In other words, as long as the left-to-right order is maintained, we can put the brackets wherever we like. Just take a moment to think about how much freedom we have with this structure! As stated earlier, Semigroup types are designed to be mooshmashed together. How the mooshmashing works is entirely up to you.

Let’s start with a look at strings. By chance, JavaScript’s String type is already a Fantasy Land-compliant semigroup!

// 'hello, world!'
'hello'.concat(', world!')

// This operation is associative, too!
'hello'.concat(', ').concat('world!')
'hello'.concat(', '.concat('world!'))

We take two strings, and concat them to make another string. Along those lines, you might also notice that arrays are already valid semigroups, too!

[1, 2].concat([3, 4]) // [1, 2, 3, 4]

// Aaand it's associative!
[1].concat([2, 3]).concat([4])
[1].concat([2, 3].concat([4]))

Notice, as well, that we don’t put any constraints on the array’s inner type - we don’t need to care what is in the array!

For String and Array, it’s pretty obvious what the concat implementation would be, probably because it’s concatenation. How, though, do we concat numbers? +? *? max?

The answer is that it’s up to you - we can pick any of these as they would all satisfy the laws. This is the freedom of semigroups. In actual fact, it would even be a valid concat implementation for strings if they were concatenated with x + " MITTENS " + y - there really is a lot we can do with semigroups (but always check the laws).

For the sake of clarity, we tend to create separate semigroup types to encapsulate these ideas. We’ll start with a nice, easy one: Sum.

const Sum = daggy.tagged('Sum', ['val'])

Sum.prototype.concat = function (that) {
  return Sum(this.val + that.val)
}

Sum(2).concat(Sum(3)).val // 5

That’s it. No hidden magic, no nothing. It’s so wonderfully simple; why not write Product (multiplication), Max, and Min types as an exercise? I can promise you that it won’t take long!

We’re not only restricted to numbers, either. There are two intuitive Semigroup instances for booleans:

Any.prototype.concat = function (that) {
  return Any(this.val || that.val)
}

All.prototype.concat = function (that) {
  return All(this.val && that.val)
}

Any will hold true if any concatenated values be true, and All will hold true if all concatenated values be true.

There are also a few others that don’t care what the inner type is, such as First and Last. Super simple, and we’ll see a use for these later:

// Return the a value in a.concat(b)
First.prototype.concat = function (that) {
  return this
}

// Return the b value in a.concat(b)
Last.prototype.concat = function (that) {
  return that
}

We’ll also see loads more use cases for these types defined so far when we get on to monoids in the next article*.

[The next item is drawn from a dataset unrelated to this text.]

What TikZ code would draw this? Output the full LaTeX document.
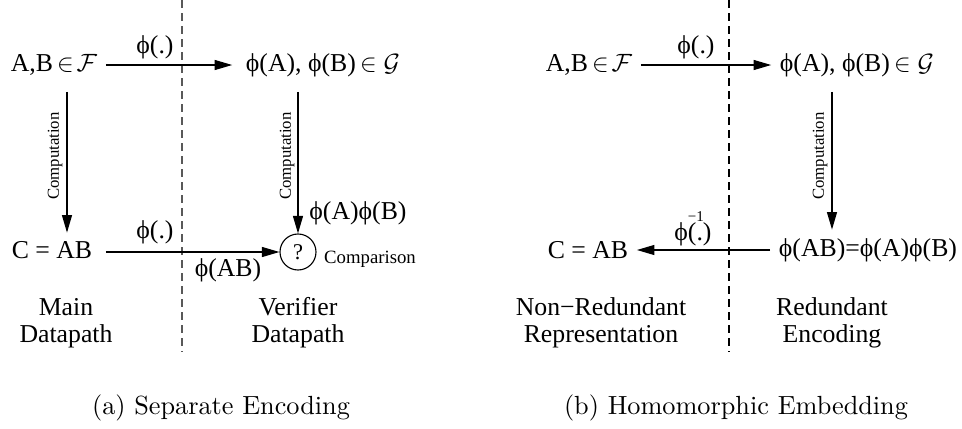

We could even define a Set semigroup, where concatenation is set union (or intersection!), and the elements of its inner list are unique. If you want to have a go at building such a type, notice that Set a could only be a Semigroup if a were a Setoid (because you need to check for duplicates) - all these algebraic structures are connected! Spooky.

More generally, this is one of many examples of a Semigroup instance with constraints. It’s much more common, however, for the constraints to be that inner types also be semigroups.

Let’s imagine we have a pair structure, which just holds two values of type a and b respectively. How do we make the pair a semigroup? Well, if we wanted to concat it with another pair of types a and b, the obvious solution would be to concat the two a values and the two b, and return a pair of the results. To do that, a and b need to be semigroups:

const Tuple = daggy.tagged('Tuple', ['a', 'b'])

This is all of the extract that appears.